Seit 2014 sitzt Nicolai van der Bellen für die Freien Wähler im Eigeltinger Gemeinderat und kümmert sich um die kleinen und großen Nöte des ländlichen Raums. 2007 hat er sogar für das Amt des Bürgermeisters kandidiert – auf dem Ticket der CDU. Daneben engagiert sich das Paar für die regionale kleinbäuerliche Landwirtschaft und artgerechte Tierhaltung. Bisweilen lädt es die Dorfbewohner zu Erntedankfeiern, auch einen Verein für soziales und ökologisches Miteinander wurde gegründet.
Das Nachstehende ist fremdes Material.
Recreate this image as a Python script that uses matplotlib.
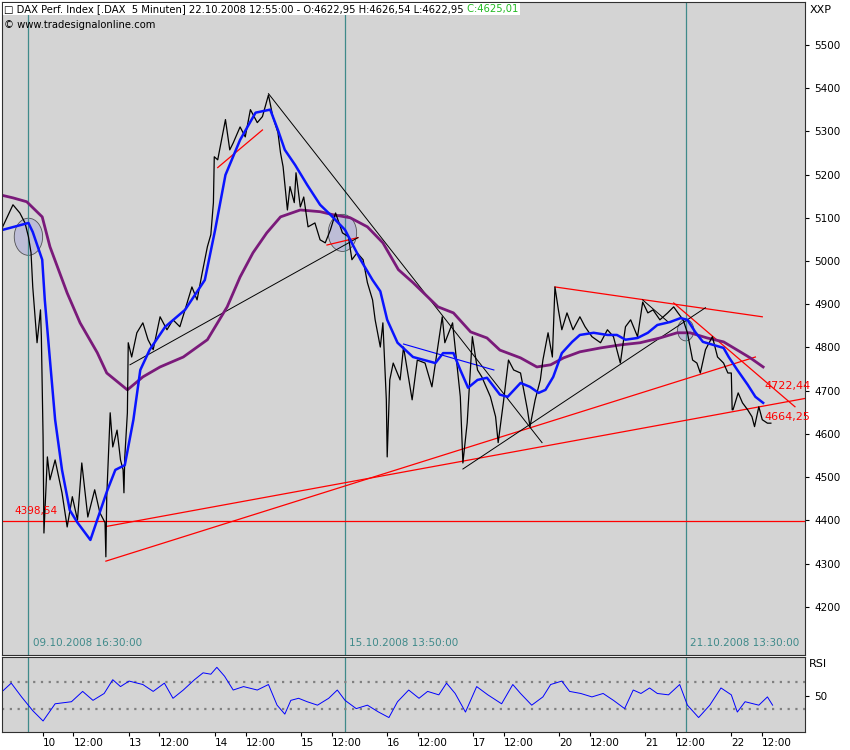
import matplotlib.pyplot as plt
from matplotlib.patches import Ellipse

# time axis: trading days since 10.10.2008 open (day 10 = 0, 12:00 = +0.353)
price_t = [-0.48, -0.47, -0.35, -0.27, -0.21, -0.17, -0.14, -0.12, -0.09, -0.07, -0.03, -0.02,
           0.00, 0.01, 0.05, 0.08, 0.14, 0.22, 0.28, 0.34, 0.40, 0.45, 0.52, 0.60, 0.66, 0.72,
           0.73, 0.74, 0.78, 0.81, 0.86, 0.90, 0.93, 0.94, 0.95, 0.98, 0.99, 1.03, 1.09, 1.16,
           1.22, 1.28, 1.36, 1.44, 1.51, 1.59, 1.65, 1.73, 1.79, 1.85, 1.91, 1.95, 1.98, 1.99,
           2.03, 2.12, 2.17, 2.21, 2.29, 2.35, 2.41, 2.49, 2.55, 2.62, 2.67, 2.73, 2.76, 2.79,
           2.84, 2.87, 2.92, 2.94, 2.99, 3.03, 3.08, 3.16, 3.22, 3.28, 3.34, 3.40, 3.48, 3.55,
           3.59, 3.65, 3.72, 3.77, 3.83, 3.86, 3.92, 3.95, 3.99, 4.00, 4.03, 4.07, 4.15, 4.19,
           4.29, 4.35, 4.44, 4.52, 4.64, 4.67, 4.76, 4.85, 4.88, 4.93, 4.99, 5.05, 5.10, 5.20,
           5.26, 5.29, 5.35, 5.41, 5.47, 5.55, 5.63, 5.66, 5.72, 5.78, 5.81, 5.87, 5.92, 5.95,
           5.99, 6.03, 6.09, 6.16, 6.24, 6.30, 6.38, 6.48, 6.56, 6.63, 6.71, 6.77, 6.83, 6.91,
           6.97, 7.03, 7.09, 7.17, 7.26, 7.33, 7.38, 7.44, 7.49, 7.55, 7.60, 7.64, 7.70, 7.78,
           7.84, 7.91, 7.96, 8.00, 8.01, 8.02, 8.08, 8.13, 8.19, 8.24, 8.27, 8.32, 8.36, 8.42, 8.46]
price = [5072, 5079, 5130, 5111, 5088, 5056, 5019, 4940, 4864, 4811, 4887, 4825,
         4593, 4371, 4547, 4494, 4540, 4464, 4385, 4455, 4401, 4533, 4408, 4471, 4418, 4395,
         4316, 4455, 4649, 4570, 4609, 4540, 4517, 4464, 4547, 4649, 4811, 4778, 4834, 4857,
         4818, 4795, 4871, 4841, 4864, 4848, 4887, 4940, 4910, 4973, 5033, 5061, 5135, 5241,
         5234, 5327, 5257, 5273, 5310, 5287, 5350, 5320, 5334, 5384, 5334, 5297, 5250, 5218,
         5118, 5172, 5135, 5204, 5125, 5148, 5079, 5088, 5049, 5042, 5072, 5111, 5065, 5056,
         5003, 5019, 5003, 4950, 4910, 4864, 4801, 4857, 4679, 4547, 4725, 4764, 4725, 4801,
         4679, 4771, 4764, 4709, 4871, 4811, 4857, 4686, 4533, 4626, 4825, 4748, 4732, 4686,
         4640, 4580, 4672, 4771, 4748, 4741, 4656, 4617, 4679, 4725, 4771, 4834, 4778, 4940,
         4887, 4841, 4880, 4841, 4871, 4848, 4825, 4811, 4841, 4825, 4764, 4848, 4864, 4825,
         4905, 4880, 4887, 4864, 4880, 4894, 4880, 4864, 4834, 4771, 4764, 4741, 4795, 4825,
         4778, 4764, 4741, 4741, 4656, 4656, 4695, 4672, 4656, 4640, 4617, 4663, 4633, 4625, 4625]

fast_t = [-0.47, -0.17, -0.12, -0.01, 0.02, 0.08, 0.14, 0.22, 0.31, 0.40, 0.55, 0.74, 0.84, 0.95,
          1.05, 1.13, 1.24, 1.42, 1.65, 1.88, 2.00, 2.12, 2.29, 2.47, 2.64, 2.73, 2.81, 2.93,
          3.07, 3.22, 3.34, 3.51, 3.69, 3.83, 3.92, 4.00, 4.12, 4.30, 4.56, 4.65, 4.77, 4.85,
          4.94, 5.05, 5.16, 5.31, 5.40, 5.55, 5.66, 5.76, 5.84, 5.93, 6.03, 6.15, 6.24, 6.40,
          6.56, 6.67, 6.77, 6.91, 7.03, 7.14, 7.29, 7.41, 7.49, 7.58, 7.67, 7.79, 7.91, 7.97,
          8.07, 8.19, 8.28, 8.37]
fast_ma = [5072, 5088, 5067, 5003, 4910, 4771, 4633, 4517, 4424, 4395, 4355, 4466, 4517, 4528,
           4633, 4748, 4795, 4848, 4887, 4956, 5072, 5199, 5280, 5343, 5350, 5303, 5257, 5222,
           5176, 5130, 5107, 5072, 5003, 4956, 4930, 4864, 4811, 4778, 4764, 4787, 4787, 4748,
           4707, 4725, 4730, 4691, 4686, 4718, 4709, 4695, 4702, 4732, 4787, 4813, 4829, 4834,
           4829, 4829, 4818, 4822, 4834, 4852, 4859, 4868, 4864, 4836, 4813, 4806, 4799, 4778,
           4748, 4714, 4686, 4672]

slow_t = [-0.50, -0.35, -0.19, -0.01, 0.08, 0.28, 0.43, 0.63, 0.74, 0.98, 1.16, 1.36, 1.63,
          1.91, 2.14, 2.29, 2.44, 2.60, 2.76, 2.99, 3.22, 3.37, 3.57, 3.77, 3.95, 4.13, 4.30,
          4.59, 4.77, 4.97, 5.16, 5.31, 5.55, 5.74, 5.90, 6.05, 6.24, 6.48, 6.71, 6.94, 7.17,
          7.37, 7.52, 7.72, 7.91, 8.07, 8.22, 8.37]
slow_ma = [5153, 5146, 5137, 5102, 5033, 4926, 4857, 4788, 4741, 4702, 4732, 4755, 4778,
           4818, 4894, 4963, 5019, 5065, 5102, 5118, 5114, 5107, 5100, 5079, 5042, 4980, 4950,
           4894, 4880, 4836, 4822, 4794, 4776, 4755, 4760, 4776, 4790, 4799, 4806, 4811, 4822,
           4834, 4834, 4822, 4813, 4794, 4776, 4755]

rsi_t = [-0.50, -0.37, -0.25, -0.12, 0.00, 0.14, 0.33, 0.46, 0.58, 0.71, 0.81, 0.90, 1.00, 1.16,
         1.28, 1.41, 1.51, 1.63, 1.76, 1.86, 1.95, 2.02, 2.11, 2.21, 2.33, 2.49, 2.62, 2.72,
         2.81, 2.88, 2.97, 3.07, 3.19, 3.32, 3.42, 3.51, 3.64, 3.77, 3.90, 4.02, 4.12, 4.25,
         4.37, 4.47, 4.60, 4.69, 4.79, 4.91, 5.04, 5.17, 5.33, 5.46, 5.55, 5.68, 5.81, 5.90,
         6.03, 6.12, 6.25, 6.38, 6.51, 6.63, 6.76, 6.86, 6.95, 7.05, 7.14, 7.27, 7.40, 7.49,
         7.62, 7.75, 7.88, 8.00, 8.07, 8.16, 8.32, 8.42, 8.48]
rsi = [53, 68, 48, 28, 13, 38, 41, 56, 43, 53, 73, 63, 71, 66, 56, 68, 46, 58, 73, 83, 81, 91,
       78, 58, 63, 58, 66, 36, 23, 43, 46, 41, 36, 46, 58, 43, 31, 36, 26, 18, 41, 58, 46, 56,
       51, 68, 53, 26, 63, 51, 38, 66, 53, 36, 48, 66, 71, 56, 53, 48, 53, 43, 31, 58, 53, 61,
       53, 51, 66, 36, 18, 36, 61, 51, 26, 41, 36, 48, 36]

# drawn trend lines: (t0, p0, t1, p1)
red_lines = [(0.73, 4386, 8.88, 4683), (0.73, 4306, 8.28, 4778), (5.95, 4940, 8.36, 4871),
             (7.33, 4903, 8.74, 4663), (2.03, 5216, 2.55, 5303), (3.30, 5037, 3.66, 5054)]
black_lines = [(2.62, 5387, 5.80, 4580), (1.01, 4760, 3.66, 5054), (4.88, 4519, 7.70, 4892),
               (6.97, 4910, 7.26, 4860)]
blue_lines = [(4.19, 4808, 5.24, 4748)]
support = 4398.54
vlines = [(-0.17, "09.10.2008 16:30:00"), (3.51, "15.10.2008 13:50:00"), (7.47, "21.10.2008 13:30:00")]
circles = [(-0.17, 5056, 0.33), (3.48, 5065, 0.33), (7.47, 4840, 0.19)]
day_labels = ["10", "13", "14", "15", "16", "17", "20", "21", "22"]

bg = "#d4d4d4"
teal = "#3f8a8a"
fig = plt.figure(figsize=(8.5, 7.5), dpi=100)
ax = fig.add_axes([0.0024, 0.1267, 0.945, 0.8707], facecolor=bg)
ax2 = fig.add_axes([0.0024, 0.024, 0.945, 0.1], facecolor=bg, sharex=ax)

for t, lab in vlines:
    ax.axvline(t, color=teal, lw=0.9)
    ax2.axvline(t, color=teal, lw=0.9)
    ax.text(t + 0.05, 4117, lab, color=teal, fontsize=7.5, va="center")
ax.axhline(support, color="red", lw=0.9)
ax.text(-0.33, support + 16, "4398,54", color="red", fontsize=7.5)
for t, p, w in circles:
    ax.add_patch(Ellipse((t, p), w, w * 260, facecolor="#b8b8d8", edgecolor="#333333", lw=0.6, alpha=0.8))
for x0, y0, x1, y1 in red_lines:
    ax.plot([x0, x1], [y0, y1], color="red", lw=0.9)
for x0, y0, x1, y1 in black_lines:
    ax.plot([x0, x1], [y0, y1], color="black", lw=0.7)
for x0, y0, x1, y1 in blue_lines:
    ax.plot([x0, x1], [y0, y1], color="blue", lw=0.8)

ax.plot(slow_t, slow_ma, color="#7a1a7a", lw=2)
ax.plot(price_t, price, color="black", lw=0.9)
ax.plot(fast_t, fast_ma, color="#0a14ff", lw=1.8)
ax.text(8.38, 4722.44 - 12, "4722,44", color="red", fontsize=8, va="center")
ax.text(8.38, 4664.25 - 25, "4664,25", color="red", fontsize=8, va="center")

ax.set_xlim(-0.477, 8.86)
ax.set_ylim(4089, 5599)
ax.yaxis.tick_right()
ax.set_yticks(range(4200, 5501, 100))
ax.tick_params(axis="y", labelsize=7.5, length=3, direction="out")
ax.tick_params(axis="x", bottom=False, labelbottom=False)
ax.text(1.005, 0.995, "XXP", transform=ax.transAxes, fontsize=8, va="top")
head = ax.text(0.003, 0.997,
               "\u25a1 DAX Perf. Index [.DAX  5 Minuten] 22.10.2008 12:55:00 - O:4622,95 H:4626,54 L:4622,95",
               transform=ax.transAxes, fontsize=7.2, va="top",
               bbox=dict(facecolor="white", edgecolor="none", pad=1))
ax.annotate(" C:4625,01", xy=(1, 0), xycoords=head, va="bottom", fontsize=7.2, color="#22bb22",
            bbox=dict(facecolor="white", edgecolor="none", pad=1))
ax.text(0.003, 0.972, "\u00a9 www.tradesignalonline.com", transform=ax.transAxes, fontsize=7.2, va="top")

for y in (30, 70):
    ax2.axhline(y, color="#808080", lw=1.6, ls=(0, (1, 2.5)))
ax2.plot(rsi_t, rsi, color="blue", lw=0.7)
ax2.set_ylim(-3, 106)
ax2.yaxis.tick_right()
ax2.set_yticks([50])
ax2.tick_params(axis="y", labelsize=7.5, length=3)
ax2.text(1.005, 0.97, "RSI", transform=ax2.transAxes, fontsize=8, va="top")

ticks, labels = [], []
for i, d in enumerate(day_labels):
    ticks += [i, i + 0.353]
    labels += [d, "12:00"]
ax2.set_xticks(ticks)
ax2.set_xticklabels(labels, fontsize=7.5, ha="left")
ax2.tick_params(axis="x", length=3, pad=1)

for a in (ax, ax2):
    for s in a.spines.values():
        s.set_color("#303030")

fig.savefig("out.png")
Insofern ist das anfängliche Bild des weltfernen Waldschrats ganz und gar falsch.

Winfried Kretschmann war übrigens auch schon hier. Der Grünen-Politiker hat sich auf dem Hof mit seinem Vater getroffen – und zwar lange, bevor er Ministerpräsident war und seinen Wiener Parteifreund dann im Präsidentschaftswahlkampf unterstützte. Die grünen Koordinaten sind Nicolai van der Bellen also vertraut. Ein Grüner ist er trotzdem nicht geworden. Das hat nichts mit seinem Vater zu tun: „Wir haben genug gestritten, so dass wir das nicht mehr müssen.“ Eher mit der „Regelgläubigkeit“ der Ökopartei, wie Van der Bellen es nennt: „Sie wissen Bescheid, und nur so kann es sein.“ Der Veggiday lässt grüßen. Moralinsauere Vorschriften sind dem Österreicher, der häufig und auch gern auf eigene Kosten lacht, ohnehin ein Gräuel. Er habe Angst vor Politikern ohne Selbstironie, sagt er. Denn je weiter Entscheidungsträger nach oben kämen, desto weniger müssten sie sich infrage stellen lassen.

So lebt der Sohn des österreichischen Bundespräsidenten also seine eigene grüne Politik – ohne Parteiprogramm, aber in der Praxis umso glaubwürdiger.